Ice:It will soon be Christmas. How will the Joubert family celebrate?

BJ: This holiday is very important for us, and it brings a lot presents, good cheer and happy moments. In particular, we indulge in foie gras (goose liver). For our big Christmas dinner we will have, ah, I can't think of the word. Do you know the movie, "Bambi?"

Ice: I can see the headlines now! You mean "venison."

BJ: Yes, you can buy it here in the market. There is a French tradition, one cake that every family makes, a bouche noel (yule log), but I don't like it. My mother creates so many different desserts. I watch what I eat before Christmas and then I can enjoy myself. I try to lose some fat beforehand, because I can easily gain weight, and bad food will turn to fat. My favorite is chocolate. I love milk chocolate, dark chocolate and white chocolate, preferably all together.

Ice: On the subject of family, I must inquire about Blade.

BJ: My dog is good. Like most bulldogs, he is difficult and if he wants something, he will do anything to get it. Sometimes it can be hard to contain Blade. I give him a special food now to keep his skin better. For Christmas I will spoil him with a taste of foie gras. Although he is physically very strong, and strong-willed, inside he is extremely gentle. He could guard a baby.

Ice: Your goals for the rest of the season?

BJ: To keep my titles. That's it. And to be better on spins. If I win at Euros, this will be my third title, and I really want to keep my crown.

Ice: Anything about the field that surprises you so far this season?

BJ: I'm a little concerned that there are no more skaters who do quads consistently. It's going to be interesting at the world championships, because anyone could be on top. I'm disappointed that not a lot of skaters are trying to do quads in the short anymore, and the technical level has dropped. They are resorting to doing triple-triples, and it's sad to see that, but I still don't think we will see a world champion without a quad. I will always remember 2002 — it was completely different. Goebel, Plushenko, Yagudin, Honda — all of them were doing good quads, it was the golden age of jumping.

Ice: Is the judging system part of the problem?

BJ: It should be changed, so that the jumps are rewarded properly. Some skaters do the quad in their free skate, but not in the short program. Why? Because they choose not to, they prefer the clean triple-triple. It's not sportsmanlike. Sport exists to push the limits of what a human can do, to exceed past generations. Sport is not to play it safe, play it easy. It's not about making the podium the easy way.


FAST 5 WITH JOUBERT COACH JEAN-CHRISTOPHE SIMOND

IceNetwork: Besides you as his coach, what single quality has made Brian Joubert a world champion?

Jean-Christophe Simond: He always does more. That's the main thing about him. Whether it's a certain amount of jumps, or run-throughs, he's always asking to do more.

Ice: One change in him during your time together?

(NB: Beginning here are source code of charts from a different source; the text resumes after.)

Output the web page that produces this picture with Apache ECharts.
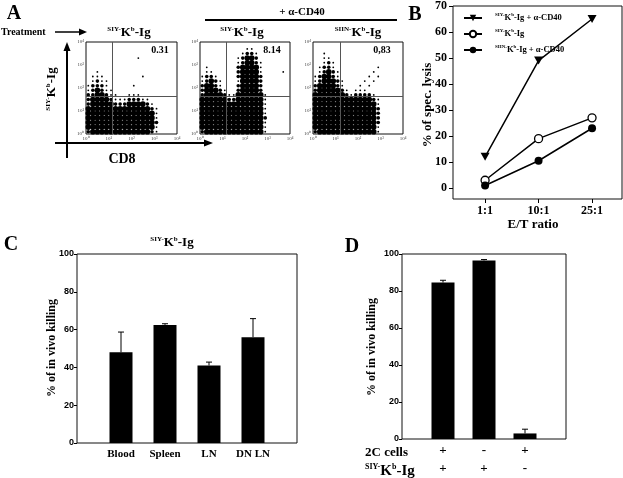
<!DOCTYPE html>
<html>
<head>
<meta charset="utf-8">
<script src="https://cdn.jsdelivr.net/npm/echarts@6/dist/echarts.min.js"></script>
<style>
    html, body { margin: 0; padding: 0; background: #fff; }
    #chart { width: 623px; height: 478px; }
</style>
</head>
<body>
<div id="chart"></div>
<script>
// A: dot plots, read as 20x20 density cells (0 empty, 1 sparse, 2 medium, 3 dense), top row first
const densitySiy = [
    '00000000000000000000',
    '00000000000000000000',
    '00000000000000000000',
    '00000000000100000000',
    '00000000000000000000',
    '00000000000000000000',
    '00100000000000000000',
    '01110000000010000000',
    '01211000000000000000',
    '12221000001000000000',
    '12321100000000000000',
    '22332110011100000000',
    '23333211122211000000',
    '23333322233332100000',
    '33333333333333210000',
    '33333333333333310000',
    '33333333333333310000',
    '33333333333333320000',
    '33333333333333310000',
    '23333333333333210000'
];
const densitySiyCd40 = [
    '00000000000000000000',
    '00000000001100000000',
    '00000000012210000000',
    '00000000123320000000',
    '00000000123321000000',
    '01000000233331000000',
    '01100000233331000010',
    '12210000233332000000',
    '12321000133332000000',
    '23321000233332000000',
    '23332100233332000000',
    '23333211333333100000',
    '33333322333333100000',
    '33333333333333100000',
    '33333333333333100000',
    '33333333333333100000',
    '33333333333333200000',
    '33333333333333100000',
    '33333333333333100000',
    '23333333333333100000'
];
const densitySiinCd40 = [
    '00000000000000000000',
    '00000000000000000000',
    '00100000000000000000',
    '00110000000000000000',
    '00121000000000000000',
    '01221000000000100000',
    '01232100000001000000',
    '12332100000010100000',
    '12333210000101000000',
    '23333210001010000000',
    '23333321011100000000',
    '33333332122221000000',
    '33333333333332100000',
    '33333333333333100000',
    '33333333333333200000',
    '33333333333333200000',
    '33333333333333200000',
    '33333333333333200000',
    '33333333333333100000',
    '23333333333333100000'
];
const plotPrefixes = ['SIY-', 'SIY-', 'SIIN-'];
const plotPercents = ['0.31', '8.14', '0,83'];
const gateX = [1.14, 1.16, 1.2];
const gateY = [1.65, 1.65, 1.65];
const decadeLabels = ['10⁰', '10¹', '10²', '10³', '10⁴'];

// B: lysis
const ratioLabels = ['1:1', '10:1', '25:1'];
const lysisSiyCd40 = [12, 49, 65];
const lysisSiy = [3, 19, 27];
const lysisSiinCd40 = [1, 10.5, 23];
const lysisTicks = [0, 10, 20, 30, 40, 50, 60, 70];

// C: organs
const organs = ['Blood', 'Spleen', 'LN', 'DN LN'];
const killingOrgans = [48, 62.5, 41, 56];
const killingOrgansErr = [10.7, 0.6, 1.8, 9.8];

// D: groups
const cellsRow = ['+', '-', '+'];
const tetramerRow = ['+', '+', '-'];
const killingGroups = [84.6, 96.5, 3];
const killingGroupsErr = [1.2, 0.5, 2.3];

const serif = 'Liberation Serif';
const sans = 'Liberation Sans';
const dotSize = [0, 1.8, 3.6, 5.6];

const chart = echarts.init(document.getElementById('chart'));

function densityPoints(rows) {
    const pts = [];
    rows.forEach((row, r) => {
        for (let c = 0; c < row.length; c++) {
            const level = +row[c];
            if (level > 0) {
                pts.push([c * 0.2 + 0.1, (rows.length - 1 - r) * 0.2 + 0.1, level]);
            }
        }
    });
    return pts;
}

function errorSeries(axis, means, errs) {
    return {
        type: 'custom',
        xAxisIndex: axis,
        yAxisIndex: axis,
        z: 3,
        silent: true,
        data: means.map((m, i) => [i + 1, m, m + errs[i]]),
        renderItem: function (params, api) {
            const base = api.coord([api.value(0), api.value(1)]);
            const top = api.coord([api.value(0), api.value(2)]);
            return {
                type: 'group',
                children: [
                    {type: 'line', shape: {x1: base[0], y1: base[1], x2: top[0], y2: top[1]}, style: {stroke: '#000', lineWidth: 1}},
                    {type: 'line', shape: {x1: top[0] - 3, y1: top[1], x2: top[0] + 3, y2: top[1]}, style: {stroke: '#000', lineWidth: 1}}
                ]
            };
        }
    };
}

function makeKbRich(big, small) {
    return {
        s: {fontFamily: serif, fontWeight: 'bold', fontSize: small, verticalAlign: 'top', lineHeight: big + 1},
        k: {fontFamily: serif, fontWeight: 'bold', fontSize: big, lineHeight: big + 1},
        b: {fontFamily: serif, fontWeight: 'bold', fontSize: small, verticalAlign: 'top', lineHeight: big + 1}
    };
}
const kbRich = makeKbRich(13, 7);

function kbText(prefix) {
    return '{s|' + prefix + '}{k|K}{b|b}{k|-Ig}';
}

// 1. grids
const grids = [
    {left: 86, top: 42, width: 91, height: 92},
    {left: 200, top: 42, width: 90, height: 92},
    {left: 313, top: 42, width: 90, height: 92},
    {left: 453, top: 5, width: 169, height: 194},
    {left: 77, top: 254, width: 220, height: 189},
    {left: 402, top: 254, width: 164, height: 189}
].map(g => Object.assign({show: true, borderColor: '#111', borderWidth: 1, containLabel: false}, g));

// 2. axes (onZero off so the axes stay on the grid edges)
const hiddenLine = {show: false, onZero: false};
const xAxes = [];
const yAxes = [];
for (let k = 0; k < 3; k++) {
    xAxes.push({
        type: 'value', gridIndex: k, min: 0, max: 4, interval: 1,
        axisLine: hiddenLine, axisTick: {show: false}, splitLine: {show: false},
        axisLabel: {fontSize: 5, color: '#444', margin: 2, formatter: v => decadeLabels[v]}
    });
    yAxes.push({
        type: 'value', gridIndex: k, min: 0, max: 4, interval: 1,
        axisLine: hiddenLine, axisTick: {show: false}, splitLine: {show: false},
        axisLabel: {fontSize: 5, color: '#444', margin: 2, formatter: v => decadeLabels[v]}
    });
}
xAxes.push({
    type: 'value', gridIndex: 3, min: -0.6, max: 2.56,
    axisLine: hiddenLine, splitLine: {show: false},
    axisTick: {show: true, inside: false, length: 4, customValues: [0, 1, 2], lineStyle: {color: '#000'}},
    axisLabel: {customValues: [0, 1, 2], formatter: v => ratioLabels[v], margin: 6,
        fontFamily: serif, fontWeight: 'bold', fontSize: 12, color: '#000'}
});
yAxes.push({
    type: 'value', gridIndex: 3, min: -4.2, max: 70,
    axisLine: hiddenLine, splitLine: {show: false},
    axisTick: {show: true, inside: false, length: 4, customValues: lysisTicks, lineStyle: {color: '#000'}},
    axisLabel: {customValues: lysisTicks, margin: 6, fontFamily: serif, fontWeight: 'bold', fontSize: 12, color: '#000'}
});
xAxes.push({
    type: 'value', gridIndex: 4, min: 0, max: 5,
    axisLine: hiddenLine, splitLine: {show: false}, axisTick: {show: false},
    axisLabel: {customValues: [1, 2, 3, 4], formatter: v => organs[v - 1], margin: 6,
        fontFamily: serif, fontWeight: 'bold', fontSize: 11, color: '#000'}
});
yAxes.push({
    type: 'value', gridIndex: 4, min: 0, max: 100, interval: 20,
    axisLine: hiddenLine, splitLine: {show: false},
    axisTick: {show: true, inside: false, length: 3, lineStyle: {color: '#000'}},
    axisLabel: {margin: 3, fontFamily: sans, fontWeight: 'bold', fontSize: 9, color: '#000'}
});
xAxes.push({
    type: 'value', gridIndex: 5, min: 0, max: 4,
    axisLine: hiddenLine, splitLine: {show: false}, axisTick: {show: false},
    axisLabel: {customValues: [1, 2, 3], margin: 3, lineHeight: 18,
        formatter: v => cellsRow[v - 1] + '\n' + tetramerRow[v - 1],
        fontFamily: serif, fontWeight: 'bold', fontSize: 13, color: '#000'}
});
yAxes.push({
    type: 'value', gridIndex: 5, min: 0, max: 100, interval: 20,
    axisLine: hiddenLine, splitLine: {show: false},
    axisTick: {show: true, inside: false, length: 3, lineStyle: {color: '#000'}},
    axisLabel: {margin: 3, fontFamily: sans, fontWeight: 'bold', fontSize: 9, color: '#000'}
});

// 3. series
const series = [];
[densitySiy, densitySiyCd40, densitySiinCd40].forEach((rows, k) => {
    series.push({
        type: 'scatter', xAxisIndex: k, yAxisIndex: k, silent: true,
        data: densityPoints(rows),
        symbolSize: v => dotSize[v[2]],
        itemStyle: {color: '#000', opacity: 1},
        markLine: {
            silent: true, symbol: 'none', label: {show: false}, animation: false,
            lineStyle: {color: '#555', width: 1, type: 'solid'},
            data: [{xAxis: gateX[k]}, {yAxis: gateY[k]}]
        }
    });
});

const legendNames = ['SIY-Kb-Ig + α-CD40', 'SIY-Kb-Ig', 'SIIN-Kb-Ig + α-CD40'];
const legendRich = {
    '0': '{g|}{s|SIY-}{k|K}{b|b}{k|-Ig + α-CD40}',
    '1': '{g|}{s|SIY-}{k|K}{b|b}{k|-Ig}',
    '2': '{g|}{s|SIIN-}{k|K}{b|b}{k|-Ig + α-CD40}'
};
const lineData = [lysisSiyCd40, lysisSiy, lysisSiinCd40];
const lineSymbols = ['path://M0,0L10,0L5,9Z', 'circle', 'circle'];
const lineFill = ['#000', '#fff', '#000'];
lineData.forEach((values, k) => {
    series.push({
        name: legendNames[k], type: 'line', xAxisIndex: 3, yAxisIndex: 3,
        data: values.map((v, i) => [i, v]),
        symbol: lineSymbols[k], symbolSize: k === 0 ? [9, 8] : 8, showAllSymbol: true,
        lineStyle: {color: '#000', width: 1.5},
        itemStyle: {color: lineFill[k], borderColor: '#000', borderWidth: k === 1 ? 1.3 : 0}
    });
});

series.push({
    type: 'bar', xAxisIndex: 4, yAxisIndex: 4, barWidth: 23, silent: true,
    data: killingOrgans.map((v, i) => [i + 1, v]), itemStyle: {color: '#000'}
});
series.push(errorSeries(4, killingOrgans, killingOrgansErr));
series.push({
    type: 'bar', xAxisIndex: 5, yAxisIndex: 5, barWidth: 23, silent: true,
    data: killingGroups.map((v, i) => [i + 1, v]), itemStyle: {color: '#000'}
});
series.push(errorSeries(5, killingGroups, killingGroupsErr));

// 4. texts and arrows
const bold = size => 'bold ' + size + 'px "' + serif + '"';
function txt(x, y, text, size, extra) {
    return {
        type: 'text', x: x, y: y,
        style: Object.assign({text: text, font: bold(size), fill: '#000', align: 'center', verticalAlign: 'middle'}, extra || {})
    };
}
function line(x1, y1, x2, y2, w) {
    return {type: 'line', shape: {x1: x1, y1: y1, x2: x2, y2: y2}, style: {stroke: '#000', lineWidth: w}};
}
function head(points) {
    return {type: 'polygon', shape: {points: points}, style: {fill: '#000'}};
}

const graphic = [
    txt(14, 14, 'A', 20),
    txt(415, 15, 'B', 20),
    txt(11, 245, 'C', 20),
    txt(352, 247, 'D', 20),
    txt(1, 32, 'Treatment', 10, {align: 'left'}),
    line(55, 32, 80, 32, 1.5), head([[87, 32], [79, 28.5], [79, 35.5]]),
    txt(302, 12, '+ α-CD40', 11),
    line(205, 20, 397, 20, 2),
    line(67, 158, 67, 50, 2), head([[67, 42], [63.5, 51], [70.5, 51]]),
    line(55, 143, 205, 143, 2), head([[213, 143], [204, 139.5], [204, 146.5]]),
    txt(122, 159, 'CD8', 14),
    {type: 'text', x: 52, y: 89, rotation: Math.PI / 2,
        style: {text: kbText('SIY-'), rich: kbRich, align: 'center', verticalAlign: 'middle', fill: '#000'}},
    {type: 'text', x: 428, y: 105, rotation: Math.PI / 2,
        style: {text: '% of spec. lysis', font: bold(13), align: 'center', verticalAlign: 'middle', fill: '#000'}},
    txt(533, 225, 'E/T ratio', 13),
    {type: 'text', x: 172, y: 243,
        style: {text: kbText('SIY-'), rich: kbRich, align: 'center', verticalAlign: 'middle', fill: '#000'}},
    {type: 'text', x: 52, y: 348, rotation: Math.PI / 2,
        style: {text: '% of in vivo killing', font: bold(12), align: 'center', verticalAlign: 'middle', fill: '#000'}},
    {type: 'text', x: 372, y: 347, rotation: Math.PI / 2,
        style: {text: '% of in vivo killing', font: bold(12), align: 'center', verticalAlign: 'middle', fill: '#000'}},
    txt(365, 453, '2C cells', 13, {align: 'left'}),
    {type: 'text', x: 365, y: 471,
        style: {text: kbText('SIY-'), rich: makeKbRich(15, 8), align: 'left', verticalAlign: 'middle', fill: '#000'}}
];
[129, 242, 358].forEach((cx, k) => {
    graphic.push({type: 'text', x: cx, y: 33,
        style: {text: kbText(plotPrefixes[k]), rich: kbRich, align: 'center', verticalAlign: 'middle', fill: '#000'}});
});
[160, 272, 382].forEach((cx, k) => {
    graphic.push(txt(cx, 50, plotPercents[k], 10));
});

chart.setOption({
    animation: false,
    backgroundColor: '#fff',
    textStyle: {fontFamily: serif},
    grid: grids,
    xAxis: xAxes,
    yAxis: yAxes,
    legend: {
        data: legendNames, orient: 'vertical', left: 458, top: 7, itemGap: 4,
        itemWidth: 18, itemHeight: 8,
        formatter: name => legendRich[legendNames.indexOf(name)],
        textStyle: {color: '#000', rich: {
            g: {width: 8},
            s: {fontFamily: serif, fontWeight: 'bold', fontSize: 5, verticalAlign: 'top', lineHeight: 10},
            k: {fontFamily: serif, fontWeight: 'bold', fontSize: 8.5, lineHeight: 10},
            b: {fontFamily: serif, fontWeight: 'bold', fontSize: 5, verticalAlign: 'top', lineHeight: 10}
        }}
    },
    graphic: graphic,
    series: series
});
</script>
</body>
</html>
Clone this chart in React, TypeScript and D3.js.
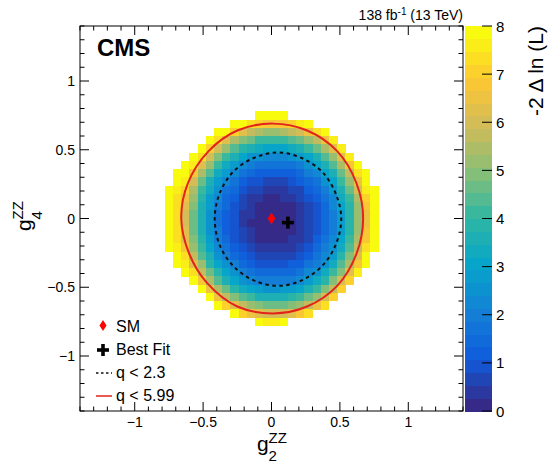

JCS: Brian is much more mature. In his approach to the practices, his focus, preparation for the competitions, everything.

Ice: Most difficult challenge?

JCS: So far this season, his illness. We had to rearrange everything. At the upcoming championships it could be a big contest: Takahashi, Lysacek, Verner, Lambiel, Weir, maybe Oda. The danger could come from anywhere and everywhere.

Ice: Your training secret?

JCS: I think the amount of program run-throughs we do has helped tremendously. We may do the long program four to six times in a week, and the short program almost every day. I sometimes take certain elements out, like the quad, but he's still doing jumps throughout the program. Organization is key for Brian. He needs to know where he's at, and where he's going. He needs to see on the computer screen whether he's at 90 percent or 60 percent on a given jump. Then what we work on makes sense to him.

Ice: Controversial figure Didier Gailhaguet has been a longtime advisor to Brian Joubert. Thoughts on his recent re-election as President of the French Federation?

JCS: He is someone who is able to work 20 hours a day for figure skating. We are all close and I've known Didier for a long time — I even trained with him during 1983-84. The future will tell, but I'm confident in his abilities to lead the Federation.